The exercise -
Retype the opening lines of the data exactly, stopping after the line that contains "0.090, 0.069, 0.069];". Skip every picture.

* Begin *

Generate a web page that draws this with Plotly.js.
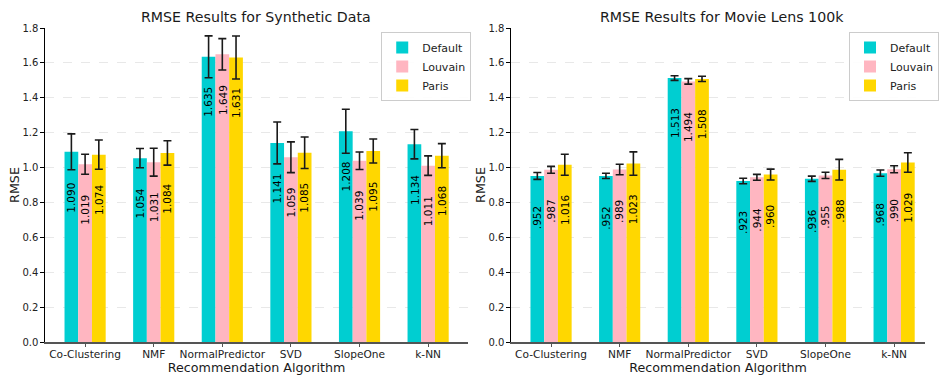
<!DOCTYPE html>
<html>
<head>
<meta charset="utf-8">
<script src="https://cdn.plot.ly/plotly-3.0.1.min.js"></script>
<style>html,body{margin:0;padding:0;background:#fff}#chart{width:939px;height:376px}</style>
</head>
<body>
<div id="chart"></div>
<script>
const categories = ["Co-Clustering", "NMF", "NormalPredictor", "SVD", "SlopeOne", "k-NN"];
const methods = ["Default", "Louvain", "Paris"];

const synDefault = [1.090, 1.054, 1.635, 1.141, 1.208, 1.134];
const synLouvain = [1.019, 1.031, 1.649, 1.059, 1.039, 1.011];
const synParis   = [1.074, 1.084, 1.631, 1.085, 1.095, 1.068];
const synDefaultErr = [0.103, 0.055, 0.120, 0.120, 0.126, 0.084];
const synLouvainErr = [0.057, 0.080, 0.090, 0.088, 0.050, 0.056];
const synParisErr   = [0.084, 0.070, 0.123, 0.090, 0.069, 0.069];

const mlDefault = [0.952, 0.952, 1.513, 0.923, 0.936, 0.968];
const mlLouvain = [0.987, 0.989, 1.494, 0.944, 0.955, 0.990];
const mlParis   = [1.016, 1.023, 1.508, 0.960, 0.988, 1.029];
const mlDefaultErr = [0.020, 0.015, 0.013, 0.016, 0.015, 0.018];
const mlLouvainErr = [0.020, 0.030, 0.016, 0.017, 0.018, 0.020];
const mlParisErr   = [0.060, 0.067, 0.015, 0.031, 0.059, 0.056];

const colors = ["#00CED1", "#FFB6C1", "#FFD700"];
const FONT = "DejaVu Sans, sans-serif";

const synSeries = [synDefault, synLouvain, synParis];
const synErrs = [synDefaultErr, synLouvainErr, synParisErr];
const mlSeries = [mlDefault, mlLouvain, mlParis];
const mlErrs = [mlDefaultErr, mlLouvainErr, mlParisErr];

const traces = [];
const annotations = [];
const offsets = [-0.2, 0, 0.2];
const LABEL_GAP = 0.163;

function fmt(v) { return v.toFixed(3).replace(/^0\./, "."); }

function addPanel(series, errs, xa, ya, legendId) {
  series.forEach((vals, i) => {
    traces.push({
      type: "bar", x: categories, y: vals, name: methods[i],
      xaxis: xa, yaxis: ya, legend: legendId,
      marker: {color: colors[i], line: {width: 0}},
      error_y: {type: "data", array: errs[i], visible: true, color: "#1a1a1a", thickness: 1.6, width: 4},
      hoverinfo: "y"
    });
    vals.forEach((v, j) => {
      annotations.push({
        xref: xa, yref: ya, x: j + offsets[i], y: v - LABEL_GAP,
        text: fmt(v), textangle: -90, showarrow: false,
        xanchor: "center", yanchor: "top",
        font: {family: FONT, size: 10.5, color: "#000"}
      });
    });
  });
}
addPanel(synSeries, synErrs, "x", "y", "legend");
addPanel(mlSeries, mlErrs, "x2", "y2", "legend2");

annotations.push({xref: "paper", yref: "paper", x: 260/939, y: 1 - 17/376, xanchor: "center", yanchor: "middle",
  text: "RMSE Results for Synthetic Data", showarrow: false, font: {family: FONT, size: 14.2, color: "#1a1a1a"}});
annotations.push({xref: "paper", yref: "paper", x: 733/939, y: 1 - 17/376, xanchor: "center", yanchor: "middle",
  text: "RMSE Results for Movie Lens 100k", showarrow: false, font: {family: FONT, size: 14.2, color: "#1a1a1a"}});

const yDomain = [(376 - 342) / 376, (376 - 28) / 376];

function xAxis(domain, range) {
  return {
    domain: domain, type: "category", range: range, showgrid: false, zeroline: false,
    showline: true, linecolor: "#555", linewidth: 1.8,
    ticks: "outside", ticklen: 3.5, tickcolor: "#555", tickwidth: 1,
    ticklabelstandoff: -2,
    tickfont: {family: FONT, size: 10.6, color: "#222"},
    title: {text: "Recommendation Algorithm", font: {family: FONT, size: 12.7, color: "#1a1a1a"}, standoff: 1},
    fixedrange: true
  };
}
function yAxis(anchor) {
  return {
    domain: yDomain, anchor: anchor, range: [0, 1.8], dtick: 0.2, tick0: 0, tickformat: ".1f",
    showgrid: true, gridcolor: "#e2e2e2", griddash: "dash", gridwidth: 0.8, zeroline: false,
    showline: true, linecolor: "#000", linewidth: 1.4,
    ticks: "outside", ticklen: 3.5, tickcolor: "#000", tickwidth: 1,
    tickfont: {family: FONT, size: 10, color: "#222"},
    title: {text: "RMSE", font: {family: FONT, size: 12.7, color: "#1a1a1a"}, standoff: 0},
    fixedrange: true
  };
}

const legendBase = {
  bgcolor: "rgba(255,255,255,0.9)", bordercolor: "#cccccc", borderwidth: 1,
  font: {family: FONT, size: 11, color: "#222"}, xanchor: "left", yanchor: "top",
  tracegroupgap: 0, itemwidth: 30
};

const layout = {
  width: 939, height: 376,
  margin: {l: 0, r: 0, t: 0, b: 0},
  paper_bgcolor: "#fff", plot_bgcolor: "#fff",
  barmode: "group", bargap: 0.4, bargroupgap: 0,
  showlegend: true,
  xaxis: Object.assign(xAxis([46/939, 475/939], [-0.58, 5.58]), {anchor: "y"}),
  yaxis: yAxis("x"),
  xaxis2: Object.assign(xAxis([519/939, 1], [-0.58, 5.45]), {anchor: "y2"}),
  yaxis2: yAxis("x2"),
  legend: Object.assign({}, legendBase, {x: 387/939, y: 1 - 32/376}),
  legend2: Object.assign({}, legendBase, {x: 862/939, y: 1 - 32/376}),
  annotations: annotations
};

Plotly.newPlot("chart", traces, layout, {displayModeBar: false, staticPlot: true});
</script>
</body>
</html>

* End *

Finished answer -
Generate a web page that draws this with Plotly.js.
<!DOCTYPE html>
<html>
<head>
<meta charset="utf-8">
<script src="https://cdn.plot.ly/plotly-3.0.1.min.js"></script>
<style>html,body{margin:0;padding:0;background:#fff}#chart{width:939px;height:376px}</style>
</head>
<body>
<div id="chart"></div>
<script>
const categories = ["Co-Clustering", "NMF", "NormalPredictor", "SVD", "SlopeOne", "k-NN"];
const methods = ["Default", "Louvain", "Paris"];

const synDefault = [1.090, 1.054, 1.635, 1.141, 1.208, 1.134];
const synLouvain = [1.019, 1.031, 1.649, 1.059, 1.039, 1.011];
const synParis   = [1.074, 1.084, 1.631, 1.085, 1.095, 1.068];
const synDefaultErr = [0.103, 0.055, 0.120, 0.120, 0.126, 0.084];
const synLouvainErr = [0.057, 0.080, 0.090, 0.088, 0.050, 0.056];
const synParisErr   = [0.084, 0.070, 0.123, 0.090, 0.069, 0.069];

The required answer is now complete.